-- Goal --
Set down, exactly as written, the lines from the top of the data to the line that holds "Chart.register(...registerables);", and omit the pictures.

-- Data lines --

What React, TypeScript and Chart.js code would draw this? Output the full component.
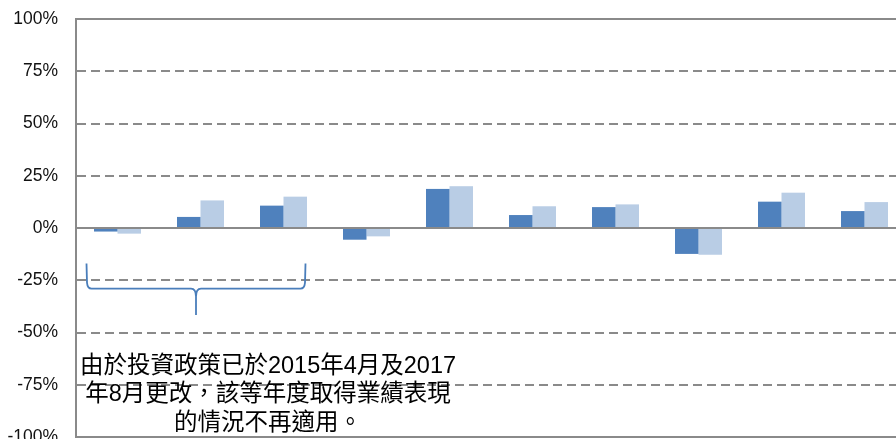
import React, { useEffect, useRef } from "react";
import { Chart, registerables } from "chart.js";

Chart.register(...registerables);

const categories = ["2012", "2013", "2014", "2015", "2016", "2017", "2018", "2019", "2020", "2021"];
const seriesA = [-1.7, 5.3, 10.7, -5.6, 18.7, 6.2, 10.0, -12.4, 12.6, 8.1];
const seriesB = [-2.7, 13.2, 15.0, -4.0, 20.0, 10.4, 11.3, -12.8, 16.9, 12.4];
const yTicks = [-100, -75, -50, -25, 0, 25, 50, 75, 100];
const noteLines = ["由於投資政策已於2015年4月及2017", "年8月更改，該等年度取得業績表現", "的情況不再適用。"];

const annotationPlugin = {
  id: "braceNote",
  afterDraw(chart: any) {
    const { ctx } = chart;
    const xs = chart.scales.x;
    const ys = chart.scales.y;
    const x0 = xs.getPixelForValue(0) - 31;
    const x2 = xs.getPixelForValue(2) + 22;
    const xm = (x0 + x2) / 2;
    const yTop = ys.getPixelForValue(-17);
    const yH = ys.getPixelForValue(-29);
    const yTip = ys.getPixelForValue(-41.6);
    ctx.save();
    ctx.strokeStyle = "#4a7ebb";
    ctx.lineWidth = 1.8;
    ctx.lineJoin = "round";
    ctx.beginPath();
    ctx.moveTo(x0, yTop);
    ctx.lineTo(x0 + 0.5, yH - 6);
    ctx.quadraticCurveTo(x0 + 1, yH, x0 + 5, yH);
    ctx.lineTo(xm - 5, yH);
    ctx.quadraticCurveTo(xm, yH, xm, yH + 8);
    ctx.lineTo(xm, yTip);
    ctx.moveTo(xm, yH + 8);
    ctx.quadraticCurveTo(xm, yH, xm + 5, yH);
    ctx.lineTo(x2 - 5, yH);
    ctx.quadraticCurveTo(x2 - 1, yH, x2 - 0.5, yH - 6);
    ctx.lineTo(x2, yTop);
    ctx.stroke();

    ctx.fillStyle = "#000";
    ctx.font = "23.5px 'Liberation Sans', 'Noto Sans CJK TC'";
    ctx.textAlign = "center";
    ctx.textBaseline = "alphabetic";
    const cx = chart.chartArea.left + 192;
    const baselines = [372.5, 401, 429.5];
    noteLines.forEach((t, i) => ctx.fillText(t, cx, baselines[i]));
    ctx.restore();
  },
};

export default function App() {
  const ref = useRef<HTMLCanvasElement>(null);
  useEffect(() => {
    if (!ref.current) return;
    const solid = new Set([0, 100, -100]);
    const chart = new Chart(ref.current, {
      type: "bar",
      data: {
        labels: categories,
        datasets: [
          { label: "A", data: seriesA, backgroundColor: "#4f81bd", categoryPercentage: 0.566, barPercentage: 1 },
          { label: "B", data: seriesB, backgroundColor: "#b9cde5", categoryPercentage: 0.566, barPercentage: 1 },
        ],
      },
      options: {
        responsive: false,
        animation: false,
        devicePixelRatio: 1,
        layout: { padding: { top: 19, left: 0, right: 14, bottom: 23 } },
        plugins: { legend: { display: false }, tooltip: { enabled: false } },
        scales: {
          x: { display: false },
          y: {
            min: -100,
            max: 100,
            afterBuildTicks: (scale: any) => {
              scale.ticks = yTicks.map((v) => ({ value: v }));
            },
            afterFit: (scale: any) => {
              scale.width = 76;
              scale.paddingTop = 0;
              scale.paddingBottom = 0;
            },
            ticks: {
              padding: 18,
              color: "#111",
              font: { family: "'Liberation Sans', Arial, sans-serif", size: 17.5 },
              callback: (v: any) => v + "%",
            },
            grid: {
              color: "#8a8a8a",
              lineWidth: 2,
              drawTicks: false,
              z: 1,
            },
            border: {
              display: true,
              color: "#8a8a8a",
              width: 2,
              z: 2,
              dash: (c: any) => (c.tick && !solid.has(c.tick.value) ? [9, 5] : []),
            },
          },
        },
      },
      plugins: [annotationPlugin],
    });
    return () => chart.destroy();
  }, []);
  return (
    <div style={{ position: "fixed", left: 0, top: 0, width: 896, height: 439, overflow: "hidden", background: "#fff" }}>
      <canvas ref={ref} width={920} height={460} style={{ display: "block" }} />
    </div>
  );
}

-- Response --
What React, TypeScript and Chart.js code would draw this? Output the full component.
import React, { useEffect, useRef } from "react";
import { Chart, registerables } from "chart.js";

Chart.register(...registerables);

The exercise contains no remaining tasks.